Keeper Who Most Stands To Benefit From Joining a New Team in 2011 – Raymond Felton. With the Knicks: 17/3.5/9, with nearly 2 spg. With the Nuggs: 11.5/3.5/6.5, with 1.5 spg. You have to figure the Nuggets rid themselves of the “Tymond Lawton” situation they created for themselves in the second half of last season and since Lawson understands the team better and started for Denver, my guess is Felton either returns to New York next season or takes over for Chris Paul in New Orleans.
The Good Player You’ll Most Likely Avoid Next Draft Day – We both know you’re not touching Mo Williams next year.
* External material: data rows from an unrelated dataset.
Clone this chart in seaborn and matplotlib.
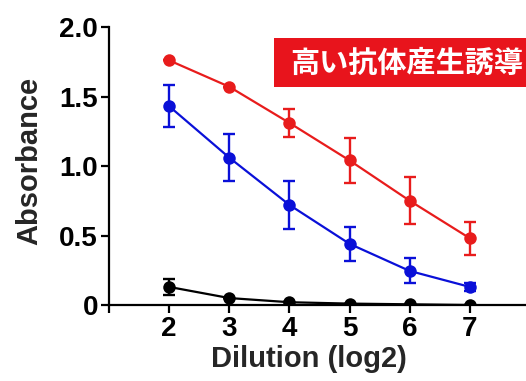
import matplotlib
matplotlib.use("Agg")
import matplotlib.pyplot as plt
import seaborn as sns
import pandas as pd
from matplotlib.patches import Rectangle

# Data
dilution = [2, 3, 4, 5, 6, 7]
red_mean = [1.76, 1.57, 1.31, 1.04, 0.75, 0.48]
red_err = [0.00, 0.00, 0.10, 0.16, 0.17, 0.12]
blue_mean = [1.43, 1.06, 0.72, 0.44, 0.245, 0.13]
blue_err = [0.15, 0.17, 0.17, 0.12, 0.09, 0.03]
black_mean = [0.13, 0.05, 0.02, 0.01, 0.005, 0.0]
black_err = [0.06, 0.0, 0.0, 0.0, 0.0, 0.0]

series_names = ["red", "blue", "black"]
series_colors = {"red": "#e81c1c", "blue": "#0a10d8", "black": "#000000"}

xtick_values = [1, 2, 3, 4, 5, 6, 7]
xtick_labels = ["", "2", "3", "4", "5", "6", "7"]
ytick_values = [0, 0.5, 1.0, 1.5, 2.0]
ytick_labels = ["0", "0.5", "1.0", "1.5", "2.0"]
title_text = "高い抗体産生誘導"

means = {"red": red_mean, "blue": blue_mean, "black": black_mean}
errs = {"red": red_err, "blue": blue_err, "black": black_err}

df = pd.concat([
    pd.DataFrame({"Dilution": dilution, "Absorbance": means[s], "err": errs[s], "series": s})
    for s in series_names
])

sns.set_style("ticks")
plt.rcParams['font.family'] = ['Liberation Sans', 'DejaVu Sans']
plt.rcParams['font.weight'] = 'bold'

fig = plt.figure(figsize=(5.26, 3.81), dpi=100)
ax = fig.add_axes([109 / 526, 76 / 381, 421 / 526, 278 / 381])

for s in series_names:
    d = df[df.series == s]
    ax.errorbar(d["Dilution"], d["Absorbance"], yerr=d["err"], fmt="none",
                ecolor=series_colors[s], elinewidth=1.7, capsize=4, capthick=1.7, zorder=2)

sns.lineplot(data=df, x="Dilution", y="Absorbance", hue="series", palette=series_colors,
             hue_order=series_names, marker="o", markersize=9, markeredgewidth=0,
             linewidth=1.6, legend=False, ax=ax, zorder=3)

ax.set_xlim(1, 8)
ax.set_ylim(0, 2.0)
ax.set_xticks(xtick_values)
ax.set_xticklabels(xtick_labels)
ax.set_yticks(ytick_values)
ax.set_yticklabels(ytick_labels)
for sp in ["top", "right"]:
    ax.spines[sp].set_visible(False)
for sp in ["left", "bottom"]:
    ax.spines[sp].set_linewidth(1.6)
    ax.spines[sp].set_color("black")
ax.tick_params(axis="both", length=6, width=1.6, labelsize=20, pad=2, colors="black")
for lab in ax.get_xticklabels() + ax.get_yticklabels():
    lab.set_fontweight("bold")

ax.set_xlabel("Dilution (log2)", fontsize=21, fontweight="bold")
ax.set_ylabel("Absorbance", fontsize=21, fontweight="bold")
ax.xaxis.set_label_coords(0.475, -0.145)
ax.yaxis.set_label_coords(-0.155, 0.52)

fig.patches.append(Rectangle((274 / 526, 294 / 381), 0.6, 49 / 381,
                             transform=fig.transFigure, facecolor="#e8141c",
                             edgecolor="none", zorder=5))
fig.text(290 / 526, 318 / 381, title_text, color="white", fontsize=21, fontweight="bold",
         va="center", ha="left", family=["Noto Sans CJK JP", "DejaVu Sans"], zorder=6)

fig.savefig("out.png", dpi=100)
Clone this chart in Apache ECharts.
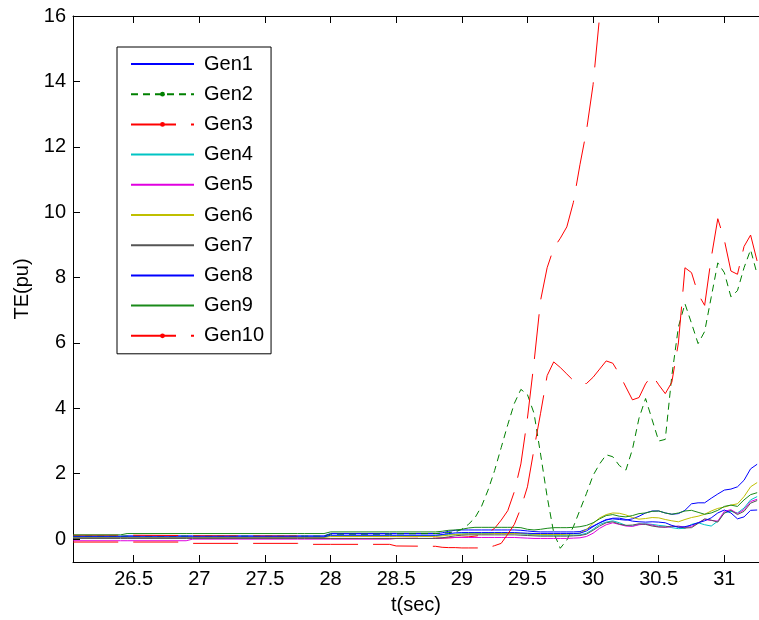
<!DOCTYPE html>
<html><head><meta charset="utf-8">
<script src="https://cdn.jsdelivr.net/npm/echarts@6/dist/echarts.min.js"></script>
<style>html,body{margin:0;padding:0;background:#fff}#c{width:759px;height:620px}</style>
</head><body><div id="c"></div>
<script>
const time = [26.04,26.4,26.45,26.9,26.95,27.75,27.8,27.95,28.0,28.45,28.5,28.8,
28.85,28.9,28.95,29.0,29.05,29.1,29.15,29.2,29.25,29.3,29.35,29.4,29.45,29.5,29.55,29.6,29.65,29.7,29.75,29.8,29.85,29.9,
29.95,30.0,30.05,30.1,30.15,30.2,30.25,30.3,30.35,30.4,30.45,30.5,30.55,30.6,30.65,30.7,30.75,30.8,30.85,30.9,30.95,31.0,31.05,31.1,31.15,31.2,31.25];

const gen1 = [0.09,0.09,0.1,0.1,0.1,0.1,0.1,0.1,0.17,0.17,0.17,0.17,
0.19,0.24,0.27,0.28,0.28,0.28,0.28,0.28,0.28,0.28,0.28,0.28,0.27,0.25,0.23,0.22,0.22,0.22,0.22,0.22,0.22,0.23,
0.3,0.4,0.5,0.6,0.62,0.6,0.58,0.62,0.7,0.8,0.86,0.86,0.8,0.76,0.78,0.88,1.08,1.11,1.11,1.25,1.38,1.5,1.53,1.6,1.8,2.15,2.29];

const gen2 = [0.09,0.09,0.09,0.09,0.09,0.09,0.09,0.09,0.15,0.15,0.16,0.17,
0.18,0.2,0.22,0.3,0.45,0.65,1.0,1.5,2.1,2.8,3.5,4.15,4.58,4.42,3.85,2.6,1.3,0.2,-0.28,-0.03,0.38,0.89,
1.4,1.95,2.3,2.58,2.52,2.25,2.11,2.75,3.7,4.3,3.65,3.0,3.05,5.0,6.49,7.2,6.6,5.98,6.35,7.4,8.45,8.15,7.41,7.6,8.3,8.85,8.1];

const gen3 = [0.12,0.12,0.12,0.11,0.1,0.09,0.03,0.02,0.02,0.02,0.02,0.03,
0.03,0.04,0.05,0.06,0.07,0.09,0.12,0.2,0.33,0.58,0.87,1.45,2.3,3.7,5.4,7.3,8.3,8.9,9.2,9.55,10.3,11.45,
12.5,13.9,16.0,18.2,null,null,null,null,null,null,null,null,null,null,null,null,null,null,null,null,null,null,null,null,null,null,null];

const gen4 = [0.06,0.06,0.06,0.06,0.06,0.06,0.06,0.06,0.1,0.1,0.1,0.1,
0.12,0.14,0.15,0.16,0.17,0.17,0.17,0.17,0.17,0.17,0.17,0.17,0.16,0.15,0.13,0.12,0.12,0.12,0.12,0.12,0.12,0.13,
0.18,0.3,0.45,0.52,0.56,0.5,0.42,0.4,0.45,0.47,0.45,0.42,0.4,0.35,0.32,0.33,0.45,0.5,0.44,0.4,0.55,0.8,0.85,0.8,0.95,1.2,1.3];

const gen5 = [-0.05,-0.05,-0.05,-0.05,0.0,0.0,0.0,0.0,0.0,0.0,0.02,0.02,
0.03,0.04,0.05,0.05,0.05,0.05,0.05,0.05,0.05,0.05,0.05,0.05,0.04,0.03,0.02,0.02,0.02,0.02,0.02,0.02,0.03,0.04,
0.08,0.18,0.33,0.44,0.5,0.45,0.4,0.39,0.44,0.46,0.43,0.38,0.36,0.38,0.4,0.36,0.38,0.5,0.6,0.57,0.55,0.85,0.9,0.78,0.9,1.15,1.22];

const gen6 = [0.05,0.05,0.05,0.05,0.05,0.05,0.05,0.05,0.08,0.08,0.08,0.08,
0.1,0.12,0.14,0.15,0.16,0.16,0.16,0.16,0.17,0.17,0.17,0.17,0.17,0.16,0.15,0.14,0.14,0.14,0.14,0.15,0.16,0.18,
0.3,0.48,0.65,0.75,0.8,0.79,0.74,0.66,0.61,0.63,0.66,0.65,0.6,0.56,0.53,0.6,0.66,0.7,0.76,0.86,0.94,0.98,1.04,1.08,1.3,1.6,1.73];

const gen7 = [0.02,0.02,0.02,0.02,0.02,0.02,0.02,0.02,0.02,0.02,0.02,0.02,
0.04,0.07,0.1,0.12,0.13,0.13,0.13,0.13,0.13,0.13,0.13,0.13,0.12,0.11,0.1,0.09,0.09,0.09,0.09,0.09,0.1,0.11,
0.15,0.27,0.4,0.5,0.53,0.46,0.42,0.43,0.47,0.45,0.4,0.37,0.37,0.4,0.38,0.34,0.35,0.48,0.62,0.58,0.52,0.8,0.88,0.75,0.85,1.1,1.18];

const gen8 = [0.07,0.07,0.07,0.07,0.07,0.07,0.07,0.07,0.12,0.12,0.12,0.12,
0.14,0.17,0.19,0.2,0.2,0.2,0.2,0.2,0.2,0.2,0.2,0.2,0.19,0.18,0.17,0.17,0.17,0.17,0.17,0.17,0.17,0.18,
0.25,0.38,0.5,0.58,0.64,0.64,0.6,0.55,0.53,0.52,0.53,0.52,0.5,0.42,0.36,0.38,0.43,0.5,0.56,0.65,0.8,0.89,0.8,0.62,0.68,0.88,0.89];

const gen9 = [0.13,0.13,0.17,0.17,0.17,0.17,0.17,0.17,0.22,0.22,0.22,0.22,
0.24,0.27,0.28,0.3,0.34,0.36,0.36,0.36,0.36,0.36,0.36,0.36,0.35,0.3,0.28,0.3,0.33,0.35,0.35,0.35,0.36,0.38,
0.42,0.5,0.62,0.72,0.75,0.7,0.68,0.72,0.78,0.8,0.85,0.86,0.8,0.76,0.8,0.86,0.88,0.82,0.76,0.8,0.88,1.0,1.04,1.0,1.2,1.36,1.42];

const gen10 = [-0.09,-0.09,-0.09,-0.09,-0.13,-0.13,-0.16,-0.16,-0.16,-0.16,-0.21,-0.22,
-0.25,-0.26,-0.26,-0.27,-0.27,-0.27,-0.27,-0.26,-0.2,-0.13,0.15,0.45,0.95,1.6,2.75,3.85,5.0,5.42,5.25,5.05,4.85,4.76,
4.76,4.95,5.2,5.45,5.38,5.05,4.65,4.26,4.33,4.75,5.02,4.72,4.45,4.8,6.0,8.3,8.15,7.5,7.15,8.6,9.8,9.15,8.2,8.1,8.95,9.3,8.5];

const xTicks = [26.5,27,27.5,28,28.5,29,29.5,30,30.5,31];
const yTicks = [0,2,4,6,8,10,12,14,16];
const names = ['Gen1','Gen2','Gen3','Gen4','Gen5','Gen6','Gen7','Gen8','Gen9','Gen10'];

const FONT = 'Arial, "Liberation Sans", sans-serif';
const dashRed = [45, 15];
const dashGreen = [7, 5];
const styles = [
  {v: gen1, c: '#0000ff', t: 'solid', s: false},
  {v: gen2, c: '#008000', t: dashGreen, s: true},
  {v: gen3, c: '#ff0000', t: dashRed, s: true},
  {v: gen4, c: '#00c4c4', t: 'solid', s: false},
  {v: gen5, c: '#e000e0', t: 'solid', s: false},
  {v: gen6, c: '#bfbf00', t: 'solid', s: false},
  {v: gen7, c: '#555555', t: 'solid', s: false},
  {v: gen8, c: '#0000ff', t: 'solid', s: false},
  {v: gen9, c: '#1a8a1a', t: 'solid', s: false},
  {v: gen10, c: '#ff0000', t: dashRed, s: true}
];

const series = styles.map((st, k) => ({
  name: names[k],
  type: 'line',
  xAxisIndex: 0, yAxisIndex: 0,
  data: time.map((t, i) => [t, st.v[i]]),
  symbol: st.s ? 'circle' : 'none',
  showSymbol: false,
  connectNulls: false,
  clip: true,
  lineStyle: {color: st.c, width: 1, type: st.t},
  itemStyle: {color: st.c},
  emphasis: {disabled: true},
  animation: false
}));

const legendData = styles.map((st, k) => st.s
  ? {name: names[k]}
  : {name: names[k], itemStyle: {opacity: 0}});

const chart = echarts.init(document.getElementById('c'), null, {renderer: 'canvas'});
chart.setOption({
  backgroundColor: '#fff',
  animation: false,
  grid: {left: 73, top: 16, width: 687, height: 546, containLabel: false},
  xAxis: [{
    type: 'value', min: 26.038, max: 31.264, position: 'bottom',
    name: 't(sec)', nameLocation: 'middle', nameGap: 33,
    nameTextStyle: {fontFamily: FONT, fontSize: 20, color: '#000'},
    axisLine: {onZero: false, lineStyle: {color: '#000', width: 1}},
    axisTick: {inside: true, length: 7, customValues: xTicks, lineStyle: {color: '#000'}},
    axisLabel: {customValues: xTicks, margin: 7, fontFamily: FONT, fontSize: 20, color: '#000',
      formatter: v => String(v)},
    splitLine: {show: false}
  }, {
    type: 'value', min: 26.038, max: 31.264, position: 'top',
    axisLine: {onZero: false, lineStyle: {color: '#000', width: 1}},
    axisTick: {inside: true, length: 7, customValues: xTicks, lineStyle: {color: '#000'}},
    axisLabel: {show: false},
    splitLine: {show: false}
  }],
  yAxis: [{
    type: 'value', min: -0.7, max: 16, position: 'left',
    name: 'TE(pu)', nameLocation: 'middle', nameGap: 41, nameRotate: 90,
    nameTextStyle: {fontFamily: FONT, fontSize: 20, color: '#000'},
    axisLine: {onZero: false, lineStyle: {color: '#000', width: 1}},
    axisTick: {inside: true, length: 7, customValues: yTicks, lineStyle: {color: '#000'}},
    axisLabel: {customValues: yTicks, margin: 7, fontFamily: FONT, fontSize: 20, color: '#000'},
    splitLine: {show: false}
  }],
  legend: {
    orient: 'vertical', left: 117, top: 47,
    padding: [7, 7, 8, 13],
    itemWidth: 63, itemHeight: 6, itemGap: 10.2,
    borderColor: '#000', borderWidth: 1, backgroundColor: '#fff',
    selectedMode: false,
    textStyle: {fontFamily: FONT, fontSize: 20, color: '#000', lineHeight: 20, padding: [0, 0, 0, 5]},
    data: legendData
  },
  series: series
});
</script>
</body></html>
He might remain in L.A., he might not. It won’t matter. He averaged 15/5.5, with a pair of treys a game with the Clippers as a super-solid third of fourth option. That won’t matter either. NoMo cooled down in your mind. Half of you still think of him as an injured Cav, or will be bothered by the fact he’s a supporting guy for Griffin and Gordon, or the 24 games he missed this season, or just the fact that it’s going to take several playoff appearances before people think of the Clippers as a decent team (think: the 2006 Hawks). Anyway, you’re not touchin’ him.
The Bad Player You Most Likely Won’t Avoid – Hedo Turkoglu averaged 11/4.5/4, and generally saw his averages dip almost across the board. Yet, when fantasy owners look at the Magic, they’re going to see him as the biggest name after Howard and maybe Richardson. And suddenly, a guy not likely to improve much on this season’s averages will find himself in the top 100 again. Don’t be one of thee people.